The battle lines over GST became sharper with PM Narendra Modi on Thursday putting his full weight behind the tax reform, saying it would benefit consumers, the poor and the middle class even as Congress vice-president Rahul Gandhi kept up his attack on what he called a “badly conceived” measure.
At a conference on consumer protection, Modi listed out gains from the scrapping of checkposts at state borders, which he said reduced travel time for trucks from five to three days, translating into lower transportation costs. The PM said increased competition due to the goods and services tax would lead to moderation in prices, directly benefiting consumers. His remarks seemed intended to dispel the perception that the government had become a touch defensive in the light of protests by traders and opposition ahead of the Gujarat elections.
“In the coming days, this will be transferred to consumers. Today, some people may be benefitting from higher transport costs but in the days to come, the benefits will be transferred to the consumers, middle class, lower middle class and the poor,” Modi said.
There was no let-up in Rahul’s attack on the government over GST and demonetisation. Speaking a few hours later, Rahul, who recently mocked GST as “Gabbar Singh Tax”, used the PHD Chamber of Commerce and Industry’s platform to attack the government’s economic policies, and accused the Modi administration of “killing” the economy through a “double tap” of demonetisation and a “badly conceived GST”.

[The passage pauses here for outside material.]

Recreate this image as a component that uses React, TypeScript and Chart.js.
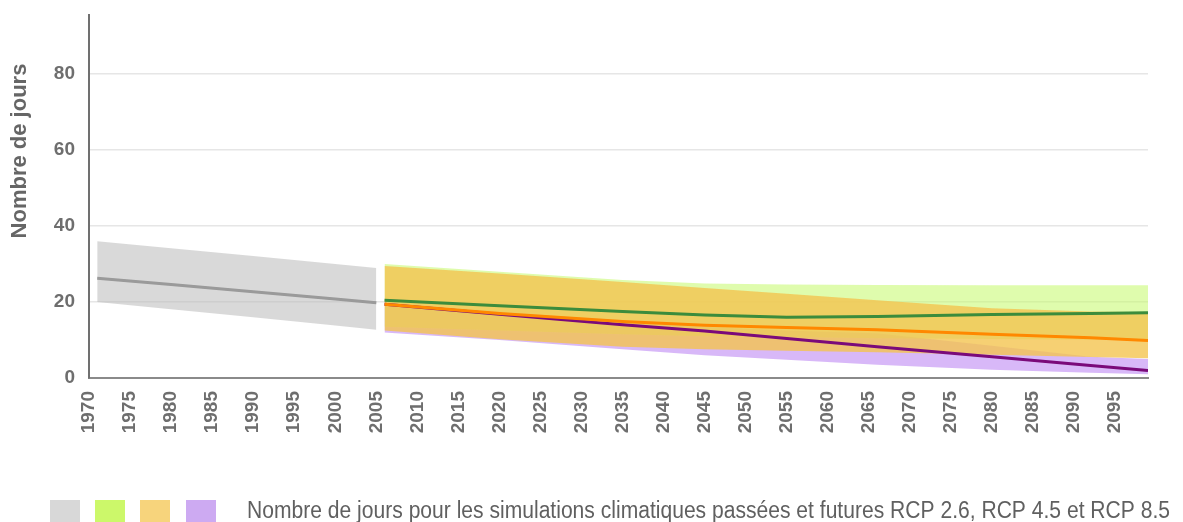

The PM’s robust defence of GST by framing it as pro-poor and pro-middle class ran counter to the impression in certain quarters that protests from traders and attacks from the opposition ahead of elections in Gujarat and Himachal Pradesh had led to Modi pointing out that Congress too had a role in the tax rollout.
The estimate of Modi being on the defensive on GST was derived from his comment on October 19 at a rally in Ahmedabad that Congress and other political parties which were criticising the government over GST were party to the collective decision.
Later in the day, Rahul said, “The way this regime is working — or not working — has led to a ‘double tap’ killing of the Indian economy. Commandos in a hostage situation fire what is called a ‘double tap’ — two quick shots fired in the chest to ensure that their devil’s target is down, is dead.”